Father John Misty - I Love You, Honeybear (2015)

An den zweiten Streich von Father John Misty alias Joshua Tillman muss man sich erst gewöhnen. Dann aber macht das schleichende Gift der luxuriös ausgestatteten Aufnahmen nachhaltig abhängig.
Father John Misty ist Josh Tillman, der sich schon als sensibel-trauriger Song-Poet und früherer Schlagzeuger der Fleet Foxes einen Namen gemacht hat. Nicht nur rein optisch tritt der Barde unter seinem neuen Künstlernamen vom Schatten ins Licht. Zierten stets triste Schwarz-Weiß-Cover seine introvertierten Solo-Alben unter eigenem Namen, so sind die Bilder auf den Father John Misty-Veröffentlichungen farbenfroh, nahezu quirlig bunt. Fast wie Hippie-Illustrationen aus den 60er-Jahren. Dort liegen auch die Wurzeln seiner neuen Schöpfungen, die zwar nicht vor Lebensfreude sprühen, aber auch in den vielen melancholischen Momenten nicht an Zuversicht und Stärke verlieren.

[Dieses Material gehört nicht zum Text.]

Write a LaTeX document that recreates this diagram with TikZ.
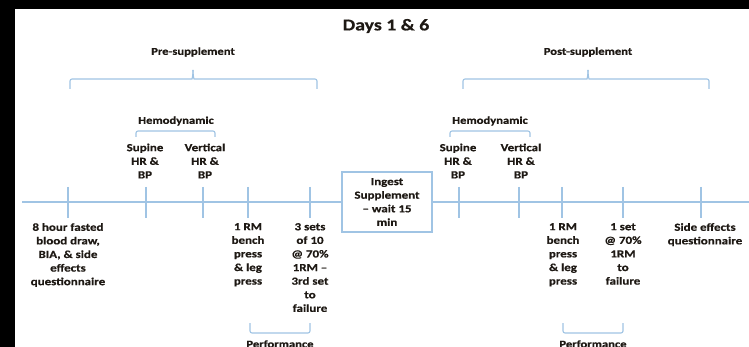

I Love You, Honeybear | FATHER JOHN MISTY
Beim Opener „I Love You, Honeybear” werden ausschweifend und schwelgend große romantische Gefühle ausgebreitet. Hier wird nicht gekleckert, sondern geklotzt. Beach Boys-Harmonien stützen unter Einbeziehung eines Streichorchesters und Verwendung von Steel-Guitar-Schüben die dick aufgetragene Fassade. Die Melodie bleibt zunächst kaum hängen und der Hörer wird wortreich eingedeckt, aber man kann sich trotzdem der Wirkung der Stimme, die eine bedrückende, aber dennoch trotzige Wehmut verbreitet, kaum entziehen. Ist Josh Tillman womöglich der neue Frank Sinatra?

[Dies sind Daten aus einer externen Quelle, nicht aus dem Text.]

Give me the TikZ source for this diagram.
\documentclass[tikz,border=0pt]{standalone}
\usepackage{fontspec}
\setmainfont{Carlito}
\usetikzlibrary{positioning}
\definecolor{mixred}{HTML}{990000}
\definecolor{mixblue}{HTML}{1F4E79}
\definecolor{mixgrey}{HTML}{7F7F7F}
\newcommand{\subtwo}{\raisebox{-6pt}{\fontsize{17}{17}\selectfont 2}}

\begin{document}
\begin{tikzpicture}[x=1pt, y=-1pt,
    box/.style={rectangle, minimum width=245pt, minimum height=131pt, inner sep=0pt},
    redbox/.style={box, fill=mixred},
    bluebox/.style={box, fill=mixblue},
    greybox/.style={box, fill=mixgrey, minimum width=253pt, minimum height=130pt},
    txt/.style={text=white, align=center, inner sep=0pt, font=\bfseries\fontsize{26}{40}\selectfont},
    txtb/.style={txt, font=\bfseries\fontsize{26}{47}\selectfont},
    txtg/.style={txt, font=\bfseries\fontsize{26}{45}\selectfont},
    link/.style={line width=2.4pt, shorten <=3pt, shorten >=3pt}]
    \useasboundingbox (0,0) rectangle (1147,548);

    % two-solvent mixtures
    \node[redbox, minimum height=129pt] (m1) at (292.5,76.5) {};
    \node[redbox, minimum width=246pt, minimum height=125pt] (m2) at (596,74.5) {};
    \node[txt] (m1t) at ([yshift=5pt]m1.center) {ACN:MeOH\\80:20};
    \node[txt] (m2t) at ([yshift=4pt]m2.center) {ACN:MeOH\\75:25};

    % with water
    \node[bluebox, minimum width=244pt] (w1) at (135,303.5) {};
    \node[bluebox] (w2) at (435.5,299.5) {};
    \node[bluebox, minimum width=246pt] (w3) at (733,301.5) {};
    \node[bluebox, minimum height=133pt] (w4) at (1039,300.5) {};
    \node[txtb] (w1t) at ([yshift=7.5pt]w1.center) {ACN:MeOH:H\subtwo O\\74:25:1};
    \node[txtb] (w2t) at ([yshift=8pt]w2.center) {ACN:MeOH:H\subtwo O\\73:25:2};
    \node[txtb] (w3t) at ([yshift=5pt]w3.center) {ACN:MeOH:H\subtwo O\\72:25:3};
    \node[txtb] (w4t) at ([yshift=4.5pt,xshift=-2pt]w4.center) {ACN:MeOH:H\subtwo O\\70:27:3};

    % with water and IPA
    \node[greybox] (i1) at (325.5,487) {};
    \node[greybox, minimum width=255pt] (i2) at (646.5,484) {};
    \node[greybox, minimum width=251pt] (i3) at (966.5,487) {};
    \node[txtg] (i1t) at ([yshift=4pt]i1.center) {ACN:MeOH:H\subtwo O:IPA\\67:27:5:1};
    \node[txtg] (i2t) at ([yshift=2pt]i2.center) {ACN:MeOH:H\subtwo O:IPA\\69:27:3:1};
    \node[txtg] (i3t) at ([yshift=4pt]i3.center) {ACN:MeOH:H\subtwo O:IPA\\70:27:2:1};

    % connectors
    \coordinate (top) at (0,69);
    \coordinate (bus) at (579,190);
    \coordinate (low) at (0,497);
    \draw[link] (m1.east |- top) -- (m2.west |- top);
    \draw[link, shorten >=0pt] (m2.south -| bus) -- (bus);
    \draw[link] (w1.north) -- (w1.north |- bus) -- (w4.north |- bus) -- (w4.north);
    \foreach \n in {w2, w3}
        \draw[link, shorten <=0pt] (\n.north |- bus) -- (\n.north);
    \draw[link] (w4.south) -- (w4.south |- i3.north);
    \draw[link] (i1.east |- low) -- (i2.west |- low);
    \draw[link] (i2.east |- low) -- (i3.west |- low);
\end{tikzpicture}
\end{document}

Der Song mit dem hüftsteifen Titel „Chateau Lobby #4 (in C for Two Virgins)“ kommt lieblicher und instrumental aufgelockerter daher als der Vorgänger und erinnert aufgrund des Mariachi-Trompeten-Einsatzes ein wenig an den raumgreifenden Sound von Calexico. Der Erzählstil erinnert dabei jedoch eher an Rufus Wainwright. So richtig warm wird man beim ersten Hördurchgang noch nicht mit der Musik, da sich das Vorgehen bei „True Affection“ schon wieder ändert: Hier trifft eine Beat-Box auf einen mondänen Chor. Gemischtwarenladen möchte man rufen, unausgewogen kommt als Adjektiv in den Sinn.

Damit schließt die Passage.